Intimations of Mortality
Thoughts about my dad have been resurfacing now and again, and in the rare quiet moment I realize that I’m not dealing with it very well yet. My best defenses are always information and humor.
According to the death clock site, I’m to die Monday, September 8, 2036, in almost 33 years. That doesn’t seem right – I’ll only be 72 or something. I guess I’ll just have to wait and see.
And if the HumanForSale site can be believed, I’m only worth $2,025,638.00 now, with my "value" going down all the time.
One of Ben’s little friends from school evidently broke down over the holidays and sobbed to his parents that Ben was going to die and he wasn’t going to go to heaven – Ben had told him so! The mother mentioned it to the teacher, who mentioned it to me and asked me to ascertain what was going on with Ben.

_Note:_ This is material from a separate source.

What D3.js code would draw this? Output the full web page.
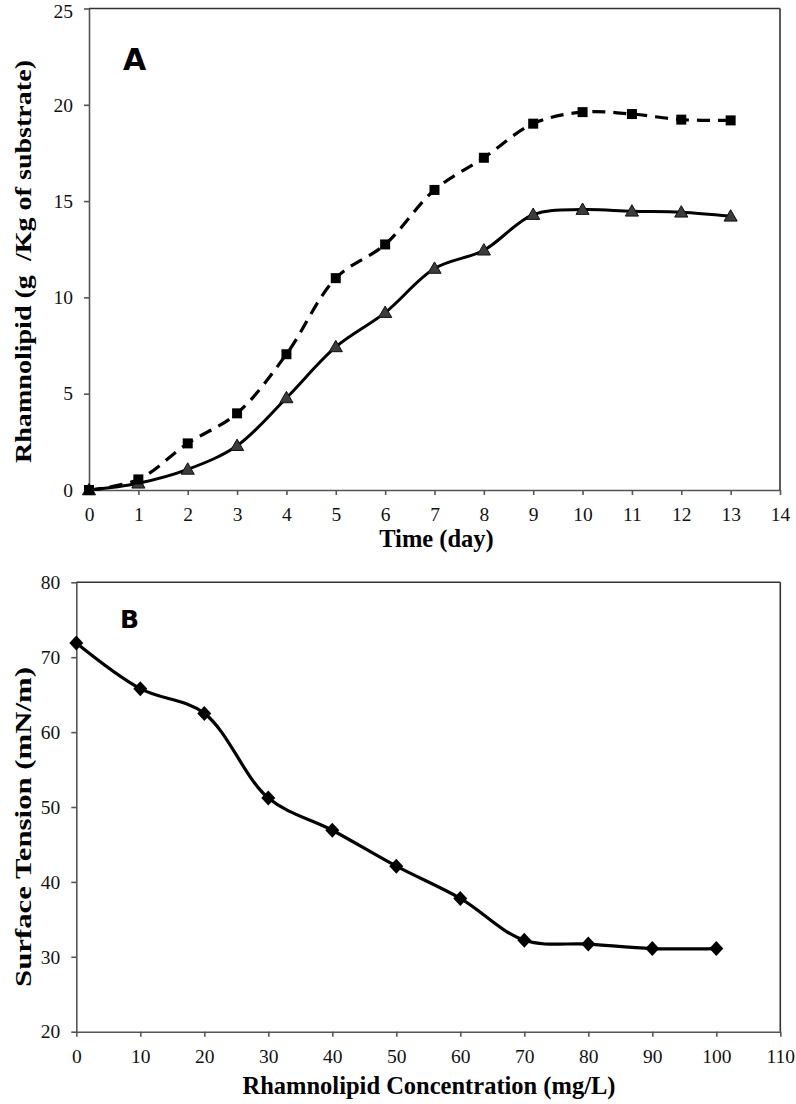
<!DOCTYPE html>
<html><head><meta charset="utf-8">
<script src="https://cdn.jsdelivr.net/npm/d3@7"></script>
<style>
html,body{margin:0;padding:0;background:#fff;}
svg{display:block;}
text{white-space:pre;}
</style></head>
<body>
<svg id="c" width="796" height="1104"></svg>
<script>
// ---- Panel A data ----
const daysA = [0,1,2,3,4,5,6,7,8,9,10,11,12,13];
const squaresA = [0,0.55,2.42,3.98,7.05,11.0,12.75,15.58,17.25,19.02,19.62,19.52,19.23,19.19];
const trianglesA = [0,0.35,1.07,2.3,4.78,7.43,9.21,11.5,12.45,14.3,14.56,14.47,14.42,14.21];
const xTicksA = [0,1,2,3,4,5,6,7,8,9,10,11,12,13,14];
const yTicksA = [0,5,10,15,20,25];
// ---- Panel B data ----
const concB = [0,10,20,30,40,50,60,70,80,90,100];
const tensionB = [71.9,65.8,62.5,51.2,46.9,42.1,37.8,32.2,31.7,31.1,31.1];
const xTicksB = [0,10,20,30,40,50,60,70,80,90,100,110];
const yTicksB = [20,30,40,50,60,70,80];

const svg = d3.select('#c');
const axisColor = '#555';
const serif = '"Liberation Serif","Times New Roman",serif';

function frame(g, x, y, xt, yt) {
  const [x0,x1] = x.range(), [y0,y1] = y.range();
  const ax = g.append('g').attr('transform',`translate(0,${y0})`)
    .call(d3.axisBottom(x).tickValues(xt).tickSize(5).tickPadding(12).tickSizeOuter(0));
  const ay = g.append('g').attr('transform',`translate(${x0},0)`)
    .call(d3.axisLeft(y).tickValues(yt).tickSize(5).tickPadding(11).tickSizeOuter(0));
  [ax,ay].forEach(a=>{
    a.selectAll('path').attr('stroke',axisColor).attr('stroke-width',1.6);
    a.selectAll('line').attr('stroke',axisColor).attr('stroke-width',1.6);
    a.selectAll('text').attr('font-family',serif).attr('font-size',19.5).attr('fill','#111');
  });
  ax.selectAll('text').attr('dy','0.71em');
  g.append('line').attr('x1',x0).attr('x2',x1).attr('y1',y1).attr('y2',y1)
    .attr('stroke','#333').attr('stroke-width',1.6);
  g.append('line').attr('x1',x1).attr('x2',x1).attr('y1',y1).attr('y2',y0)
    .attr('stroke','#333').attr('stroke-width',1.6);
  return ay;
}

// ---------- Panel A ----------
const gA = svg.append('g');
const xA = d3.scaleLinear().domain([0,14]).range([89,780]);
const yA = d3.scaleLinear().domain([0,25]).range([490,8.5]);
const ayA = frame(gA, xA, yA, xTicksA, yTicksA);
// keep the top tick label inside the page
ayA.selectAll('.tick').filter(d=>d===25).select('text').attr('dy','0.45em');

const lineA = d3.line().curve(d3.curveCatmullRom.alpha(0.5));
const triPts = daysA.map((d,i)=>[xA(d), yA(trianglesA[i])]);
const sqPts = daysA.map((d,i)=>[xA(d), yA(squaresA[i])]);

gA.append('path').attr('d', lineA(triPts)).attr('fill','none')
  .attr('stroke','#000').attr('stroke-width',3);
gA.selectAll('.tri').data(triPts).join('path')
  .attr('d', d3.symbol(d3.symbolTriangle, 75)())
  .attr('transform', d=>`translate(${d[0]},${d[1]+1})`)
  .attr('fill','#3c3c3c').attr('stroke','#111').attr('stroke-width',1);

gA.append('path').attr('d', lineA(sqPts)).attr('fill','none')
  .attr('stroke','#000').attr('stroke-width',3.2).attr('stroke-dasharray','13,8');
gA.selectAll('.sq').data(sqPts).join('rect')
  .attr('x', d=>d[0]-5).attr('y', d=>d[1]-5).attr('width',10).attr('height',10)
  .attr('fill','#000');

gA.append('text').text('A').attr('x',123).attr('y',70)
  .attr('font-family','"DejaVu Sans",sans-serif').attr('font-weight','bold')
  .attr('font-size',30).attr('fill','#000');

gA.append('text').text('Time (day)')
  .attr('x',(89+780)/2+2).attr('y',547).attr('text-anchor','middle')
  .attr('font-family',serif).attr('font-weight','bold').attr('font-size',24.5)
  .attr('fill','#000');

gA.append('text').text('Rhamnolipid (g  /Kg of substrate)')
  .attr('transform','translate(31,261.5) rotate(-90)')
  .attr('text-anchor','middle')
  .attr('textLength',403).attr('lengthAdjust','spacingAndGlyphs')
  .attr('font-family',serif).attr('font-weight','bold').attr('font-size',24)
  .attr('fill','#000');

// ---------- Panel B ----------
const gB = svg.append('g');
const xB = d3.scaleLinear().domain([0,110]).range([76.3,780.3]);
const yB = d3.scaleLinear().domain([20,80]).range([1031.7,582.3]);
frame(gB, xB, yB, xTicksB, yTicksB);

const bPts = concB.map((c,i)=>[xB(c), yB(tensionB[i])]);
gB.append('path').attr('d', lineA(bPts)).attr('fill','none')
  .attr('stroke','#000').attr('stroke-width',3.2);
gB.selectAll('.dia').data(bPts).join('path')
  .attr('d','M0,-7.5L7,0L0,7.5L-7,0Z')
  .attr('transform', d=>`translate(${d[0]},${d[1]})`)
  .attr('fill','#000');

gB.append('text').text('B').attr('x',120).attr('y',628)
  .attr('font-family','"DejaVu Sans",sans-serif').attr('font-weight','bold')
  .attr('font-size',25).attr('fill','#000');

gB.append('text').text('Rhamnolipid Concentration (mg/L)')
  .attr('x',429).attr('y',1094).attr('text-anchor','middle')
  .attr('font-family',serif).attr('font-weight','bold').attr('font-size',24.5)
  .attr('fill','#000');

gB.append('text').text('Surface Tension (mN/m)')
  .attr('transform','translate(31,827) rotate(-90)')
  .attr('text-anchor','middle')
  .attr('textLength',320).attr('lengthAdjust','spacingAndGlyphs')
  .attr('font-family',serif).attr('font-weight','bold').attr('font-size',24)
  .attr('fill','#000');
</script>
</body></html>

When my cat Pooka died in the fall, I thought I handled it pretty well with Ben. He was able to say goodbye to her when it was clear that she wasn’t going to make it. He helped me dig her grave, and we had a little mom and son talk about how everything that lives has to die one day. He wasn’t convinced that Pookha had really left her body behind, and asked me questions about whether her skeleton might be thinking about coming out to play with him and things like that… but eventually, I thought that all his questions had been answered in a way and at a level that he could understand.
Then my father, his grampa, died. He didn’t see that, wasn’t close to the event. It affected him more seriously. I don’t think he had understood that people die too. He became very concerned that he might fall down from a high place and die, that a car might hit him and he could die, and so on. I explained that mommy and daddy will make sure that nothing bad happens to him and that we will teach him to take care of himself. But I couldn’t bring myself to utterly deny the reality of death, even to a three-year-old. So we put together a little narration that he’s been repeating and which seems to have been helping him get through the idea. He says, "First, when I’m 5, I’m going to get a yellow dog named Beau (that’s another story, really). When I’m 16, I can drive a car. I’m going to grow up to be a man, then I’m going to be a daddy, then a grampa, and when I’m really really old, then I’ll die."
So we saw the child at the school, and I pulled them together. "Did you think Ben was going to die?" And the child said, "Oh, he was only kidding." But he looked unhappy. So I asked Ben, did you tell him you were going to die? And Ben said, "Yes, but only later when I’m very very old." So the child said, "Oh, he told me he was going to die, and I asked him if he was going to heaven, and he said I don’t know, so I don’t think he is. Ben is my friend and I want to come to his house." umm, ok. So then Ben says, "That’s ok, we can be friends now and play, and then later, when we’re very very old, we’ll die then." Sounds like a plan to me!
Once it was established that our house indeed has doors and windows, his friend announced his intention of coming to visit when his mommy says ok.
These are things that happen while I’m trying to think about viruses as information for my last chapter of the dissertation.